Not my favorite. Not the best...but...
The
MOST IMPORTANT and
WHY WAS IT IMPORTANT?
Rules/Guidelines:- YOU CAN'T GIVE MORE THAN 5. Five is the absolute limit.
- IMPORTANT means it had a profound impact on the film industry, on art, on social change, on mankind.
My choices:
Birth of a Nation (DW Griffith):
The first American epic. It was longer than any film and invented the "feature-length" film.
The single most controversial American film ever made. Some credit it with reinvigorating the KKK and inspiring a new wave of racism to take hold in the US.
It proved that film could be as important a social medium as an entertainment medium.
The Godfather (Francis Ford Coppola):
No film epitomizes the golden age of American cinema more than this film.
This film pioneered the frontier of American epics and changed the face of American filmmaking on an artistic level, giving American film it's first ever unique look and feel.
Star Wars: A New Hope (George Lucas):
This film redefined the Hollywood genre with groundbreaking special effects, mass appeal. This was the first American blockbuster.

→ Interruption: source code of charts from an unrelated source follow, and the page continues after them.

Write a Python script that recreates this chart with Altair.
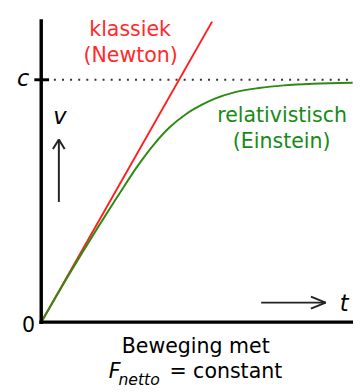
import altair as alt
import pandas as pd

# ---- data (v in units of c, t in units where the classical line has slope 1) ----
newton_t = [0.0, 1.24]
newton_v = [0.0, 1.24]

einstein_t = [0.0, 0.20, 0.41, 0.55, 0.70, 0.82, 0.93, 1.05, 1.16, 1.26, 1.40, 1.58, 1.76, 1.97, 2.26]
einstein_v = [0.0, 0.195, 0.39, 0.515, 0.645, 0.735, 0.803, 0.858, 0.895, 0.922, 0.948, 0.966, 0.977, 0.984, 0.988]

c_value = 1.0

# ---- view ----
W, H = 353, 384
XDOM = [-0.2411, 2.2624]
YDOM = [-0.2702, 1.2782]

xs = alt.Scale(domain=XDOM, nice=False, zero=False)
ys = alt.Scale(domain=YDOM, nice=False, zero=False)

def X(f="t"):
    return alt.X(f"{f}:Q", scale=xs, axis=None)

def Y(f="v"):
    return alt.Y(f"{f}:Q", scale=ys, axis=None)

def segs(rows, **kw):
    df = pd.DataFrame(rows, columns=["t", "v", "t2", "v2"])
    return alt.Chart(df).mark_rule(**kw).encode(
        x=X("t"), y=Y("v"), x2=alt.X2("t2"), y2=alt.Y2("v2")
    )

def text(rows, **kw):
    df = pd.DataFrame(rows, columns=["label", "t", "v"])
    return alt.Chart(df).mark_text(baseline="alphabetic", font="DejaVu Sans", **kw).encode(
        x=X("t"), y=Y("v"), text="label:N"
    )

newton = alt.Chart(pd.DataFrame({"t": newton_t, "v": newton_v})).mark_line(
    color="#ff1f1f", strokeWidth=2
).encode(x=X(), y=Y())

einstein = alt.Chart(pd.DataFrame({"t": einstein_t, "v": einstein_v})).mark_line(
    color="#2f8a12", strokeWidth=2, interpolate="monotone"
).encode(x=X(), y=Y())

c_line = segs([[0.092, c_value, XDOM[1], c_value]], color="#333333", strokeWidth=2,
              strokeDash=[2, 6.3])

axes = segs([[0, -0.008, 0, 1.25], [-0.014, 0, XDOM[1], 0]], color="black", strokeWidth=3.5)
ctick = segs([[-0.05, c_value, 0.057, c_value]], color="black", strokeWidth=3)

arrows = segs([
    [0.128, 0.496, 0.128, 0.754],
    [0.085, 0.714, 0.128, 0.754],
    [0.170, 0.714, 0.128, 0.754],
    [1.596, 0.0806, 2.064, 0.0806],
    [1.957, 0.105, 2.064, 0.0806],
    [1.957, 0.056, 2.064, 0.0806],
], color="#222222", strokeWidth=2)

red_txt = text([["klassiek", 0.645, 1.181], ["(Newton)", 0.649, 1.075]],
               fontSize=21, color="#ff2a2a", align="center")
green_txt = text([["relativistisch", 1.748, 0.827], ["(Einstein)", 1.745, 0.719]],
                 fontSize=21, color="#178a17", align="center")
ital_txt = text([["c", -0.131, 0.976], ["v", 0.135, 0.819], ["t", 2.199, 0.048]],
                fontSize=23, fontStyle="italic", color="black", align="center")
zero_txt = text([["0", -0.092, -0.040]], fontSize=21, color="black", align="center")
title1 = text([["Beweging met", 1.121, -0.129]], fontSize=21, color="black", align="center")
f_txt = text([["F", 0.49, -0.230]], fontSize=21, fontStyle="italic", color="black", align="left")
sub_txt = text([["netto", 0.56, -0.258]], fontSize=16, fontStyle="italic", color="black", align="left")
eq_txt = text([["= constant", 0.93, -0.230]], fontSize=21, color="black", align="left")

chart = alt.layer(
    c_line, newton, einstein, axes, ctick, arrows,
    red_txt, green_txt, ital_txt, zero_txt, title1, f_txt, sub_txt, eq_txt
).properties(
    width=W, height=H, autosize=alt.AutoSizeParams(type="none"), padding=0
).configure_view(stroke=None)

chart.save("out.html", embed_options={"renderer": "svg", "actions": False})
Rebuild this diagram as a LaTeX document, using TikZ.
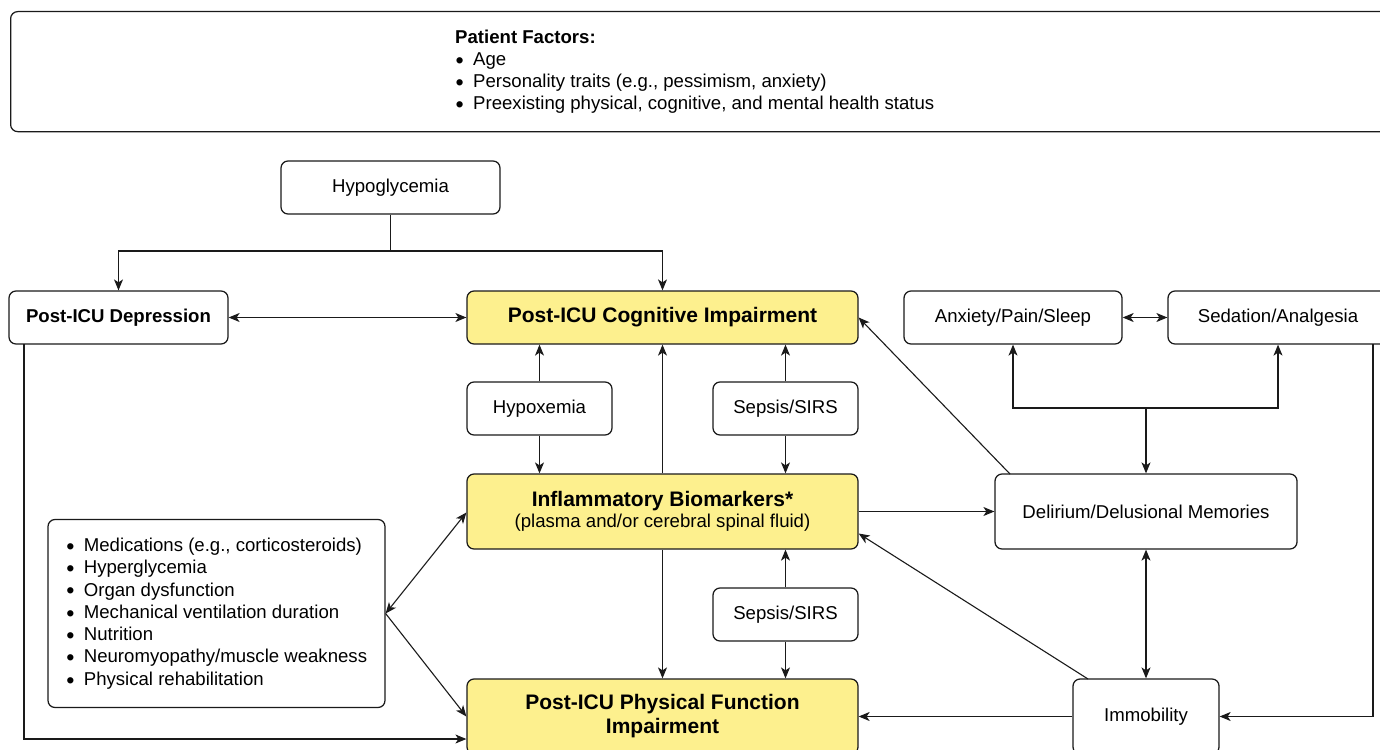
\documentclass[tikz,border=0pt]{standalone}
\usepackage{fontspec}
\setmainfont{Liberation Sans}
\usetikzlibrary{arrows.meta,calc}
\definecolor{hl}{HTML}{FDF08E}
\definecolor{ln}{HTML}{1A1A1A}
\newcommand\bul{\makebox[18pt][l]{\hspace{0.5pt}\smash{\raisebox{-0.3ex}{\scalebox{1.25}{\textbullet}}}}}
\tikzset{
  box/.style={draw=ln, line width=1.25pt, rounded corners=7pt, fill=white, inner sep=0pt, align=center,
    font=\fontsize{18.6}{22}\selectfont},
  hlbox/.style={box, fill=hl},
  conn/.style={draw=ln, line width=1.1pt},
  arr/.style={conn, -{Stealth[length=11pt,width=9pt,inset=3pt]}},
  darr/.style={conn, {Stealth[length=11pt,width=9pt,inset=3pt]}-{Stealth[length=11pt,width=9pt,inset=3pt]}},
  bigb/.style={font=\fontsize{21}{24}\selectfont\bfseries},
}
\begin{document}
\begin{tikzpicture}[x=1pt,y=-1pt]
\useasboundingbox (0,0) rectangle (1380,749);
\clip (0,0) rectangle (1380,749);
% Patient factors
\node[box, minimum width=1390pt, minimum height=120pt, anchor=north west] (pf) at (10,11) {};
\node[anchor=north west, inner sep=0pt, align=left, font=\fontsize{18.6}{22}\selectfont] (pft) at (455,30)
 {\textbf{Patient Factors:}\\
  \bul Age\\
  \bul Personality traits (e.g., pessimism, anxiety)\\
  \bul Preexisting physical, cognitive, and mental health status};
% Nodes
\node[box, minimum width=219pt, minimum height=53pt] (hypo) at (390.5,187.5) {Hypoglycemia};
\node[box, minimum width=219pt, minimum height=53pt, font=\fontsize{18.6}{22}\selectfont\bfseries] (dep) at (118.5,317.5) {Post-ICU Depression};
\node[hlbox, minimum width=391pt, minimum height=53pt, bigb] (cog) at (662.5,317.5) {Post-ICU Cognitive Impairment};
\node[box, minimum width=145pt, minimum height=53pt] (hypox) at (539.5,408.5) {Hypoxemia};
\node[box, minimum width=145pt, minimum height=53pt] (sep1) at (785.5,408.5) {Sepsis/SIRS};
\node[hlbox, minimum width=391pt, minimum height=75pt] (infl) at (662.5,511.5)
 {{\fontsize{21}{23}\selectfont\bfseries Inflammatory Biomarkers*}\\[-1pt](plasma and/or cerebral spinal fluid)};
\node[box, minimum width=145pt, minimum height=53pt] (sep2) at (785.5,614.5) {Sepsis/SIRS};
\node[hlbox, minimum width=391pt, minimum height=75pt, bigb] (phys) at (662.5,716.5) {Post-ICU Physical Function\\Impairment};
\node[box, minimum width=218pt, minimum height=53pt] (anx) at (1013,317.5) {Anxiety/Pain/Sleep};
\node[box, minimum width=220pt, minimum height=53pt] (sed) at (1278,317.5) {Sedation/Analgesia};
\node[box, minimum width=302pt, minimum height=75pt] (del) at (1146,511.5) {Delirium/Delusional Memories};
\node[box, minimum width=146pt, minimum height=75pt] (imm) at (1146,716.5) {Immobility};
\node[box, minimum width=337pt, minimum height=188pt, align=left, font=\fontsize{18.6}{22.3}\selectfont] (meds) at (216.5,613.5)
 {\bul Medications (e.g., corticosteroids)\\
  \bul Hyperglycemia\\
  \bul Organ dysfunction\\
  \bul Mechanical ventilation duration\\
  \bul Nutrition\\
  \bul Neuromyopathy/muscle weakness\\
  \bul Physical rehabilitation};
% Coordinates
\coordinate (hj) at (390.5,251);
\coordinate (dj) at (1146,408);
\coordinate (sedout) at (1373,344);
\coordinate (depout) at (24,344);
\coordinate (delout) at (1010,474);
\coordinate (immout) at (1088,679);
% Connectors
\draw[conn] (hypo.south) -- (hj);
\draw[arr] (hj) -| (dep.north);
\draw[arr] (hj) -| (cog.north);
\draw[darr] (dep.east) -- (cog.west);
\draw[arr] (hypox.north) -- (hypox.north |- cog.south);
\draw[arr] (hypox.south) -- (hypox.south |- infl.north);
\draw[arr] (sep1.north) -- (sep1.north |- cog.south);
\draw[arr] (sep1.south) -- (sep1.south |- infl.north);
\draw[arr] (infl.north) -- (cog.south);
\draw[arr] (infl.east) -- (del.west);
\draw[arr] (dj) -- (del.north);
\draw[arr] (dj) -| (anx.south);
\draw[arr] (dj) -| (sed.south);
\draw[darr] (anx.east) -- (sed.west);
\draw[arr] (delout) -- (cog.east);
\draw[darr] (del.south) -- (imm.north);
\draw[arr] (sedout) |- (imm.east);
\draw[arr] (immout) -- ($(infl.east)+(0,22)$);
\draw[arr] (imm.west) -- (phys.east);
\draw[arr] (infl.south) -- (phys.north);
\draw[arr] (sep2.north) -- (sep2.north |- infl.south);
\draw[arr] (sep2.south) -- (sep2.south |- phys.north);
\draw[darr] (meds.east) -- ($(infl.west)+(0,1)$);
\draw[arr] (meds.east) -- (phys.west);
\draw[arr] (depout) |- ($(phys.west)+(0,22.5)$);
\end{tikzpicture}
\end{document}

For better or for worse, this film sent Hollywood into spiraling into the 80s with summer special effects blockbusters driving much of it's annual revenue.
2001: A Space Odyssey (Stanley Kubrick):
It was so technologically advanced, it inspired everyone to start looking into their own future with a different light.
Few realize that this film kicked NASA into high gear propelling our space program into the forefront of the Cold War.
Citizen Kane (Orson Welles):
It wasn't just the greatest American film ever made, it was the first American film that proved that film was a legitimate art form and not just an entertainment medium.
Orson Welles was 26 when he made it. Seriously. 26.